Elasticsearch升级

操作流程

Elasticsearch官方提供的Elasticsearch版本升级流程可参考:https://www.elastic.co/guide/en/elasticsearch/reference/current/setup-upgrade.html

在实际操作过程中我们首先遇到的一个问题是:https://github.com/elastic/elasticsearch/pull/7210 ,简单来说就是elasticsearch的低版本和高版本之间采用的压缩处理有所不同,导致低版本的分片在高版本的集群中进行allocation时出错。这个问题在elasticsearch-1.3.2版本中已经解决,在官方的文档中有如下说明: The sequence of events needed to trigger this bug occurs rarely. It may be responsible for the occasional case of corruption that we have seen reported, but which has remained unexplained. We advise users to upgrade, but in the meantime you can avoid this bug completely by disabling compression with the following request:

具体操作如下:

curl -XPUT "http://localhost:9200/_cluster/settings" -d'
{
  "persistent": {
    "indices.recovery.compress": false
  }
}'

解决不同版本间的压缩问题后,我们才开始进行elasticsearch-1.2.2升级到Elasticsearch-1.5.2的操作。

以下测试均在测试网18.33和18.36两台服务器上操作完成,初始状态下两台服务器上分别部署了两个master节点和data节点

集群节点Elasticsearch升级

  • 操作流程

1.首先执行Elasticsearch-1.2.2集群的索引数据备份

2.关闭elasticsearch-1.2.2集群的recovery.compress

curl -XPUT "http://localhost:9200/_cluster/settings" -d'
        {
              "persistent": {
               "indices.recovery.compress": false
              }
        }'

3.关闭shard reallocation

curl -XPUT localhost:9200/_cluster/settings -d '{
        "transient" : {
            "cluster.routing.allocation.enable" : "none"
            }
        }'

4.关闭集群中需要升级的节点

curl -XPOST 'http://localhost:9200/_cluster/nodes/_local/_shutdown'

5.确认被关闭节点上的分片正确重新分配到集群中还在运行的节点上

6.在服务器上安装好elasticsearch-1.5.2的实例, 将elasticsearch-1.2.2实例的配置文件覆盖elasticsearch-1.5.2的配置文件; 同时elasticsearch-1.5.2节点的data目录和elasticsearch-1.2.2的data目录做一个symbolic link:

cp /app/IDC/KT-ES/elasticsearch-1.2.2-data/config/* ./config/
cp -r /app/IDC/KT-ES/elasticsearch-1.2.2-master/bin/service* ./bin/service
ln -s /app/IDC/KT-ES/elasticsearch-1.2.2-data/data/ ./data

7.启动新升级的elasticsearch-1.5.2节点,确认其正常加入cluster 8.恢复分片的reallocation

curl -XPUT localhost:9200/_cluster/settings -d '{
            "transient" : {
                   "cluster.routing.allocation.enable" : "all"
            }
        }'

9.观察所有分片可能在所有的节点上allocated。

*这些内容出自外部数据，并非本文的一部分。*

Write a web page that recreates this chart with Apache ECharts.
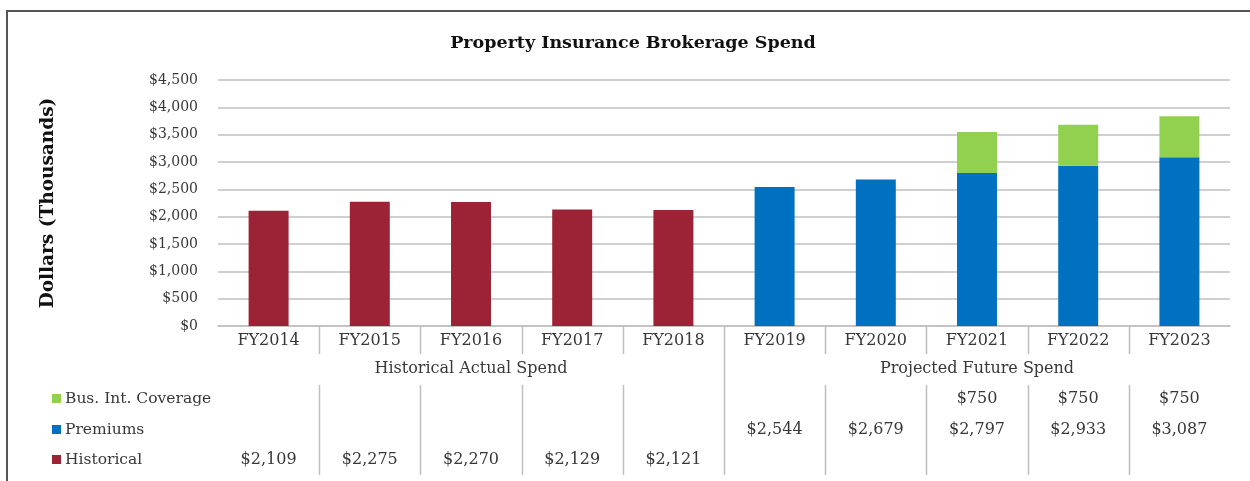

分片balance会花费一些时间

10.针对所有剩下的节点,重复上述操作步骤。

11.待所有节点操作完成后,执行如下命令:

curl -XPUT localhost:9200/_cluster/settings -d '{
        "persistent" : {
            "cluster.routing.allocation.disable_allocation" : true
            }
       }

同时整个集群进行重启;

12.待所有节点操作完成后,打开indices.recovery.compress,同时整个集群进行重启。